_Items:_
**********
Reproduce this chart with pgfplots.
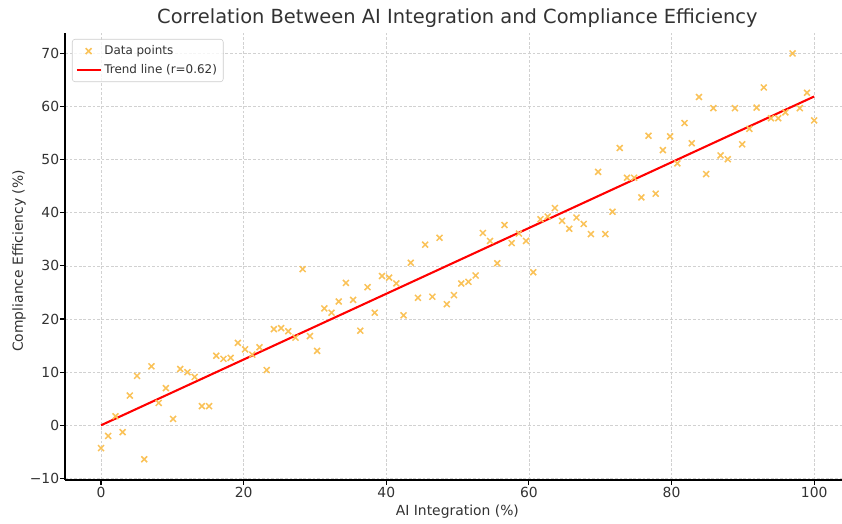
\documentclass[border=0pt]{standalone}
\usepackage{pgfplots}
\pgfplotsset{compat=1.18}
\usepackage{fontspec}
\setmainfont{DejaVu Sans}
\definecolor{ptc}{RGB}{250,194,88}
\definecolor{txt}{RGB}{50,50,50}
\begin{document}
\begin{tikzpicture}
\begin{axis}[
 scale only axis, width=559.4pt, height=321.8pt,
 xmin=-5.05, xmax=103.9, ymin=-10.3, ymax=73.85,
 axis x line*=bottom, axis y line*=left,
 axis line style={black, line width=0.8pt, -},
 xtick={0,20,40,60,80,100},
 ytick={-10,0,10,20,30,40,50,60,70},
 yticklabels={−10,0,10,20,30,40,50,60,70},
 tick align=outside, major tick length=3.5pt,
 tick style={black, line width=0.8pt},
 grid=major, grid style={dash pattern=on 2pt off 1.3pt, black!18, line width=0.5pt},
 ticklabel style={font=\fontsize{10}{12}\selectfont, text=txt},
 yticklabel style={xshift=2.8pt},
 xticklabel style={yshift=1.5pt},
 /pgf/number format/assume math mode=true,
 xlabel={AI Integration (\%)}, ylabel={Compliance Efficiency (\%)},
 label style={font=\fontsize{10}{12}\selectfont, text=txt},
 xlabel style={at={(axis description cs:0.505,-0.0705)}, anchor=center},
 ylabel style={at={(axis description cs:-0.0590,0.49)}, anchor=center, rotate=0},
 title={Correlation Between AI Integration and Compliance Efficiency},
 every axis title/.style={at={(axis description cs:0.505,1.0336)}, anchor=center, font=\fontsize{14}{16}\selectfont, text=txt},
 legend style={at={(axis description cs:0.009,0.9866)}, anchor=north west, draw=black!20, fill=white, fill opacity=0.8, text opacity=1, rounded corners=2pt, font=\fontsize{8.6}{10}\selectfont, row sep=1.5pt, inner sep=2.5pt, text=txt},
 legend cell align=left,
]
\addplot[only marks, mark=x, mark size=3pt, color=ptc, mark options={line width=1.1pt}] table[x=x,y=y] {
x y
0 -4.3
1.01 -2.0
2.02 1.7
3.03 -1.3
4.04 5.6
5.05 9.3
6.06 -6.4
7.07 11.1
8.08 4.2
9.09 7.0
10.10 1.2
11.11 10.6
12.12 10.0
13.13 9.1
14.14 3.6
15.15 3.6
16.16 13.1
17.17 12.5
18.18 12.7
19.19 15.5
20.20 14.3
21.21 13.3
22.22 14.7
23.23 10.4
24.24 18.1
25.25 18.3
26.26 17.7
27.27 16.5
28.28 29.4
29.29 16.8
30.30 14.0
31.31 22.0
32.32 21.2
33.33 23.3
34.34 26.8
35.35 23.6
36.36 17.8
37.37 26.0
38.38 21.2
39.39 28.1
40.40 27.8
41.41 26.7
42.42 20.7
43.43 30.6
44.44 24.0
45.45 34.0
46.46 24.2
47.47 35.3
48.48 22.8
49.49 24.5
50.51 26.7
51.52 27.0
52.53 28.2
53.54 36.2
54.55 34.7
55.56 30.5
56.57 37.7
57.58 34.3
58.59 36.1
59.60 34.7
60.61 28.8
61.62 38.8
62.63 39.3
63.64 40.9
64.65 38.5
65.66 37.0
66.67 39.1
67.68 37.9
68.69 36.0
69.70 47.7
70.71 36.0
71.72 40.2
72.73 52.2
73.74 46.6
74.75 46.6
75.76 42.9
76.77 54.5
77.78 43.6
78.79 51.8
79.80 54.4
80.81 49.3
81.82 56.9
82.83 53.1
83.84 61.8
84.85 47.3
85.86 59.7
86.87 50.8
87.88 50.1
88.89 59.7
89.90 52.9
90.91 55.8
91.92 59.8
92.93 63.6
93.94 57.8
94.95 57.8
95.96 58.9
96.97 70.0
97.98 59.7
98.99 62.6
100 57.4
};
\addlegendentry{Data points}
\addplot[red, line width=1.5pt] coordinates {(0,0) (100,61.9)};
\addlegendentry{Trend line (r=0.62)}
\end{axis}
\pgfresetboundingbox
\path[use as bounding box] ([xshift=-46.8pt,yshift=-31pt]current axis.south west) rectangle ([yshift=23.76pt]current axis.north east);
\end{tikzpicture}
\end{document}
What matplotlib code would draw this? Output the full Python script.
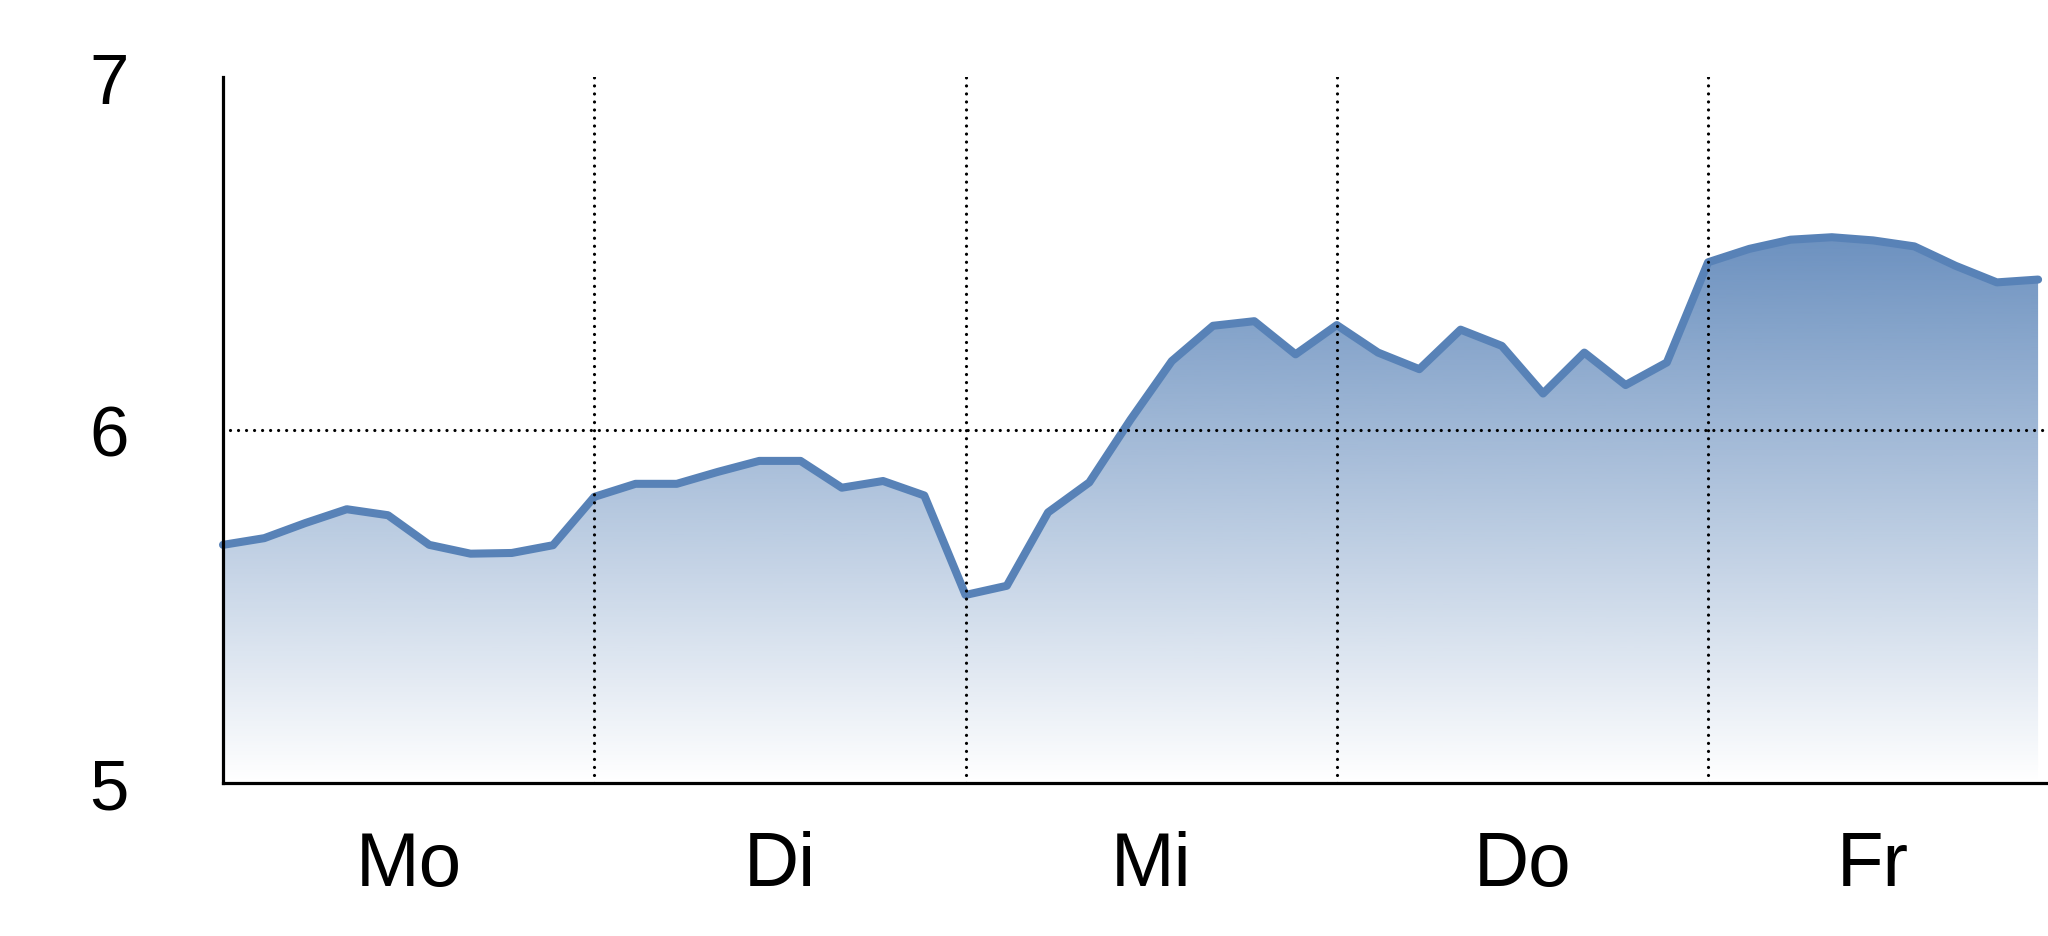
**********
_Given request:_
Which lines hold the word "draw"? Copy each of them from the records.

_Answer to the problem:_
 legend style={at={(axis description cs:0.009,0.9866)}, anchor=north west, draw=black!20, fill=white, fill opacity=0.8, text opacity=1, rounded corners=2pt, font=\fontsize{8.6}{10}\selectfont, row sep=1.5pt, inner sep=2.5pt, text=txt},
What matplotlib code would draw this? Output the full Python script.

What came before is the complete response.